**DIRECTION**
Output exactly the lines from the first line of the records below through the line containing "0.2009, 0.2051, 0.2093, 0.2134, 0.2174, 0.2214, 0.2252, 0.2290]", both included, leaving out any pictures.

[Start DATASET ENTRIES]

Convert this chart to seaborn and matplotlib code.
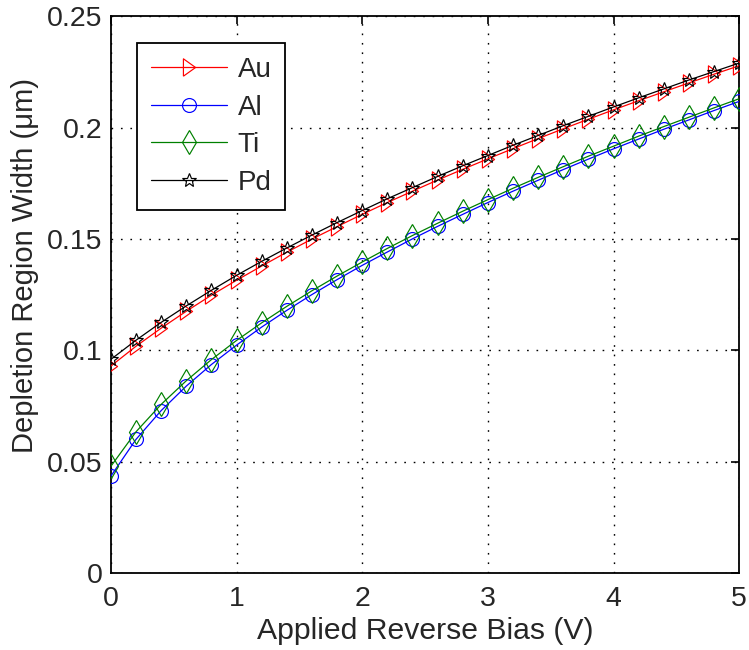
import numpy as np
import pandas as pd
import matplotlib
matplotlib.use("Agg")
import matplotlib.pyplot as plt
import seaborn as sns

# Applied reverse bias (V)
bias = [0.0, 0.2, 0.4, 0.6, 0.8, 1.0, 1.2, 1.4, 1.6, 1.8, 2.0, 2.2, 2.4,
        2.6, 2.8, 3.0, 3.2, 3.4, 3.6, 3.8, 4.0, 4.2, 4.4, 4.6, 4.8, 5.0]

# Depletion region width (um) for each contact metal
w_au = [0.0930, 0.1019, 0.1100, 0.1176, 0.1248, 0.1315, 0.1379, 0.1441, 0.1500,
        0.1556, 0.1611, 0.1664, 0.1715, 0.1765, 0.1813, 0.1860, 0.1906, 0.1951,
        0.1995, 0.2038, 0.2080, 0.2121, 0.2161, 0.2201, 0.2240, 0.2278]
w_al = [0.0436, 0.0601, 0.0730, 0.0840, 0.0937, 0.1024, 0.1105, 0.1180, 0.1251,
        0.1318, 0.1382, 0.1442, 0.1501, 0.1557, 0.1611, 0.1664, 0.1715, 0.1764,
        0.1812, 0.1859, 0.1905, 0.1949, 0.1993, 0.2035, 0.2077, 0.2118]
w_ti = [0.0480, 0.0635, 0.0758, 0.0864, 0.0959, 0.1045, 0.1124, 0.1198, 0.1268,
        0.1334, 0.1397, 0.1458, 0.1516, 0.1571, 0.1625, 0.1677, 0.1728, 0.1777,
        0.1825, 0.1872, 0.1917, 0.1962, 0.2005, 0.2047, 0.2089, 0.2130]
w_pd = [0.0960, 0.1046, 0.1126, 0.1200, 0.1270, 0.1337, 0.1400, 0.1460, 0.1518,
        0.1574, 0.1628, 0.1681, 0.1731, 0.1781, 0.1829, 0.1875, 0.1921, 0.1965,
        0.2009, 0.2051, 0.2093, 0.2134, 0.2174, 0.2214, 0.2252, 0.2290]

metals = ["Au", "Al", "Ti", "Pd"]
x_ticks = [0, 1, 2, 3, 4, 5]
y_ticks = [0, 0.05, 0.1, 0.15, 0.2, 0.25]
y_tick_labels = ["0", "0.05", "0.1", "0.15", "0.2", "0.25"]

sns.set_theme(style="white")
plt.rcParams["font.family"] = ["Liberation Sans", "DejaVu Sans"]

TEXT = "#262626"
TICK_FS = 20.5

fig = plt.figure(figsize=(7.49, 6.5), dpi=100)
ax = fig.add_axes([0.148, 0.118, 0.839, 0.857])

series = {"Au": w_au, "Al": w_al, "Ti": w_ti, "Pd": w_pd}
colors = {"Au": "#ff0000", "Al": "#0000ff", "Ti": "#008000", "Pd": "#000000"}
# right-pointing triangle, taller than wide
tri_right = [(-0.7, -1.0), (0.7, 0.0), (-0.7, 1.0), (-0.7, -1.0)]
markers = {"Au": tri_right, "Al": "o", "Ti": "d", "Pd": "*"}
msizes = {"Au": 12.5, "Al": 10, "Ti": 12.5, "Pd": 10}

for m in metals:
    df = pd.DataFrame({"bias": bias, "width": series[m]})
    sns.lineplot(data=df, x="bias", y="width", ax=ax, color=colors[m],
                 marker=markers[m], markersize=msizes[m], markerfacecolor="none",
                 markeredgecolor=colors[m], markeredgewidth=0.85, linewidth=0.9,
                 label=m, zorder=3)

ax.set_xlim(0, 5)
ax.set_ylim(0, 0.25)
ax.set_xticks(x_ticks)
ax.set_xticklabels([str(t) for t in x_ticks])
ax.set_yticks(y_ticks)
ax.set_yticklabels(y_tick_labels)

ax.grid(True, linestyle=(0, (1.2, 5.6)), color="black", linewidth=1.0)
ax.tick_params(direction="in", length=5.5, width=1.2, top=True, right=True,
               labelsize=TICK_FS, colors="black", labelcolor=TEXT)
ax.tick_params(axis="x", pad=9)
ax.tick_params(axis="y", pad=6)
for s in ax.spines.values():
    s.set_color("black")
    s.set_linewidth(1.3)

ax.set_xlabel("Applied Reverse Bias (V)", fontsize=21.7, color=TEXT, labelpad=4)
ax.set_ylabel("Depletion Region Width (μm)", fontsize=21, color=TEXT)
ax.yaxis.set_label_coords(-0.114, 0.553)

leg = ax.legend(loc="upper left", bbox_to_anchor=(0.041, 0.952), borderaxespad=0,
                fontsize=20, handlelength=2.77, handletextpad=0.36,
                labelspacing=0.42, borderpad=0.5, fancybox=False, framealpha=1)
leg.get_frame().set_edgecolor("black")
leg.get_frame().set_linewidth(1.3)
for t in leg.get_texts():
    t.set_color(TEXT)

fig.savefig("out.png", dpi=100)
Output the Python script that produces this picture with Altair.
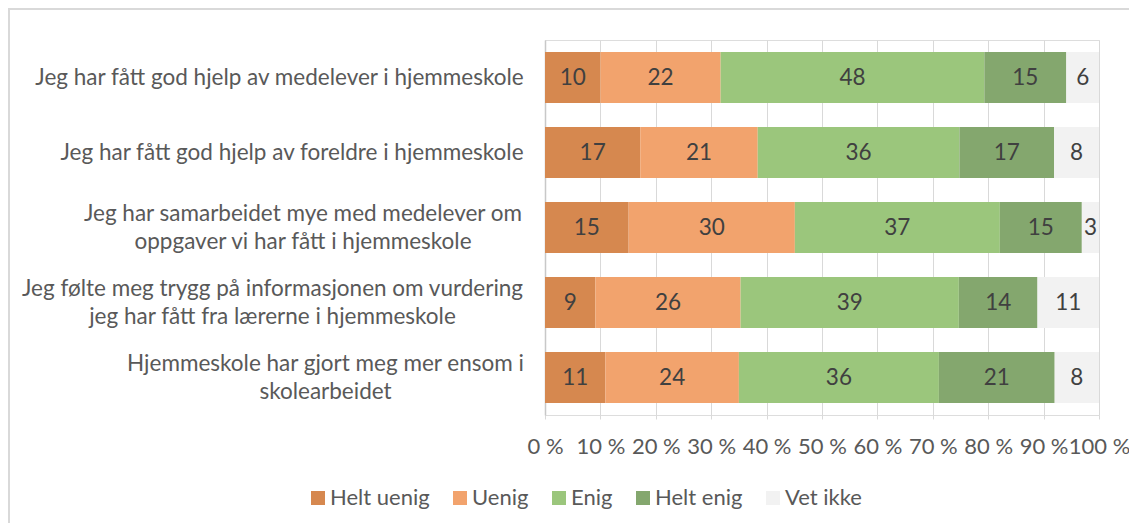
import altair as alt
import pandas as pd

questions = [
    "Jeg har fått god hjelp av medelever i hjemmeskole",
    "Jeg har fått god hjelp av foreldre i hjemmeskole",
    "Jeg har samarbeidet mye med medelever om\noppgaver vi har fått i hjemmeskole",
    "Jeg følte meg trygg på informasjonen om vurdering\njeg har fått fra lærerne i hjemmeskole",
    "Hjemmeskole har gjort meg mer ensom i\nskolearbeidet",
]
categories = ["Helt uenig", "Uenig", "Enig", "Helt enig", "Vet ikke"]
colors = ["#d6884f", "#f2a36d", "#9bc67c", "#84a76e", "#f2f2f2"]

helt_uenig = [10.0, 17.2, 15.1, 9.1, 10.9]
uenig = [21.7, 21.2, 30.0, 26.2, 24.1]
enig = [47.6, 36.4, 37.0, 39.4, 36.1]
helt_enig = [14.8, 17.1, 14.8, 14.2, 20.9]
vet_ikke = [5.9, 8.1, 3.1, 11.1, 8.0]

x_ticks = [0, 10, 20, 30, 40, 50, 60, 70, 80, 90, 100]

series = [helt_uenig, uenig, enig, helt_enig, vet_ikke]
rows = []
for qi, q in enumerate(questions):
    for ci, c in enumerate(categories):
        rows.append({"question": q, "category": c, "order": ci, "value": series[ci][qi]})
df = pd.DataFrame(rows)

FONT = "Lato"
TXT = "#595959"

# label padding to emulate Excel's right-aligned blocks with centered lines
pad_cond = {
    "condition": [
        {"test": "indexof(datum.value, 'medelever i hjemmeskole') >= 0", "value": 266},
        {"test": "indexof(datum.value, 'foreldre') >= 0", "value": 253.5},
        {"test": "indexof(datum.value, 'samarbeidet') >= 0", "value": 242.5},
        {"test": "indexof(datum.value, 'trygg') >= 0", "value": 273},
        {"test": "indexof(datum.value, 'ensom') >= 0", "value": 220},
    ],
    "value": 250,
}
offset_cond = {
    "condition": [
        {"test": "indexof(datum.value, 'samarbeidet') >= 0", "value": -14},
        {"test": "indexof(datum.value, 'trygg') >= 0", "value": -14},
        {"test": "indexof(datum.value, 'ensom') >= 0", "value": -14},
    ],
    "value": 0,
}

y_enc = alt.Y(
    "question:N",
    sort=questions,
    scale=alt.Scale(paddingInner=0.32, paddingOuter=0.16),
    axis=alt.Axis(
        title=None,
        labelExpr="split(datum.label, '\\n')",
        labelAlign="center",
        labelPadding=pad_cond,
        labelOffset=offset_cond,
        labelFontSize=22.5,
        labelLineHeight=28,
        labelColor=TXT,
        labelFont=FONT,
        labelLimit=0,
        ticks=False,
        tickSize=0,
        grid=False,
        domain=True,
        domainColor="#c8c8c8",
        domainWidth=1.5,
    ),
)

base = (
    alt.Chart(df)
    .transform_stack(
        stack="value",
        groupby=["question"],
        as_=["v0", "v1"],
        sort=[alt.SortField("order", order="ascending")],
    )
    .transform_calculate(mid="(datum.v0 + datum.v1) / 2")
)

bars = base.mark_bar().encode(
    x=alt.X(
        "v0:Q",
        scale=alt.Scale(domain=[0, 100], nice=False),
        axis=alt.Axis(
            title=None,
            values=x_ticks,
            labelExpr="datum.value + ' %'",
            grid=True,
            gridColor="#d9d9d9",
            gridWidth=1,
            domain=False,
            ticks=True,
            tickColor="#d9d9d9",
            tickSize=4,
            labelPadding=17,
            labelFontSize=22,
            labelColor=TXT,
            labelFont=FONT,
            labelFlush=False,
            labelOverlap=False,
        ),
    ),
    x2="v1:Q",
    y=y_enc,
    color=alt.Color(
        "category:N",
        scale=alt.Scale(domain=categories, range=colors),
        legend=alt.Legend(
            title=None,
            orient="none",
            legendX=-238,
            legendY=447,
            direction="horizontal",
            symbolType="square",
            symbolSize=196,
            symbolStrokeWidth=0,
            labelFontSize=22,
            labelColor=TXT,
            labelFont=FONT,
            labelOffset=1,
            columnPadding=19,
            padding=0,
        ),
    ),
    order=alt.Order("order:Q"),
)

labels = base.mark_text(fontSize=22.5, color="#404040", font=FONT, baseline="middle").encode(
    x="mid:Q",
    y=alt.Y("question:N", sort=questions),
    text=alt.Text("value:Q", format=".0f"),
)

frame = (
    alt.Chart(pd.DataFrame({"k": [0]}))
    .mark_rect(fillOpacity=0, stroke="#d9d9d9", strokeWidth=2)
    .encode(x=alt.value(-536), x2=alt.value(700), y=alt.value(-31), y2=alt.value(600))
)

chart = (
    alt.layer(frame, bars, labels)
    .properties(
        width=554,
        height=375,
        autosize=alt.AutoSizeParams(type="none"),
        padding={"left": 537, "top": 32, "right": 30, "bottom": 108},
    )
    .configure_view(stroke=None)
    .configure(font=FONT, background="white")
)

chart.save("out.html", embed_options={"renderer": "svg", "actions": False})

[End DATASET ENTRIES]

**FULL ANSWER**
Convert this chart to seaborn and matplotlib code.
import numpy as np
import pandas as pd
import matplotlib
matplotlib.use("Agg")
import matplotlib.pyplot as plt
import seaborn as sns

# Applied reverse bias (V)
bias = [0.0, 0.2, 0.4, 0.6, 0.8, 1.0, 1.2, 1.4, 1.6, 1.8, 2.0, 2.2, 2.4,
        2.6, 2.8, 3.0, 3.2, 3.4, 3.6, 3.8, 4.0, 4.2, 4.4, 4.6, 4.8, 5.0]

# Depletion region width (um) for each contact metal
w_au = [0.0930, 0.1019, 0.1100, 0.1176, 0.1248, 0.1315, 0.1379, 0.1441, 0.1500,
        0.1556, 0.1611, 0.1664, 0.1715, 0.1765, 0.1813, 0.1860, 0.1906, 0.1951,
        0.1995, 0.2038, 0.2080, 0.2121, 0.2161, 0.2201, 0.2240, 0.2278]
w_al = [0.0436, 0.0601, 0.0730, 0.0840, 0.0937, 0.1024, 0.1105, 0.1180, 0.1251,
        0.1318, 0.1382, 0.1442, 0.1501, 0.1557, 0.1611, 0.1664, 0.1715, 0.1764,
        0.1812, 0.1859, 0.1905, 0.1949, 0.1993, 0.2035, 0.2077, 0.2118]
w_ti = [0.0480, 0.0635, 0.0758, 0.0864, 0.0959, 0.1045, 0.1124, 0.1198, 0.1268,
        0.1334, 0.1397, 0.1458, 0.1516, 0.1571, 0.1625, 0.1677, 0.1728, 0.1777,
        0.1825, 0.1872, 0.1917, 0.1962, 0.2005, 0.2047, 0.2089, 0.2130]
w_pd = [0.0960, 0.1046, 0.1126, 0.1200, 0.1270, 0.1337, 0.1400, 0.1460, 0.1518,
        0.1574, 0.1628, 0.1681, 0.1731, 0.1781, 0.1829, 0.1875, 0.1921, 0.1965,
        0.2009, 0.2051, 0.2093, 0.2134, 0.2174, 0.2214, 0.2252, 0.2290]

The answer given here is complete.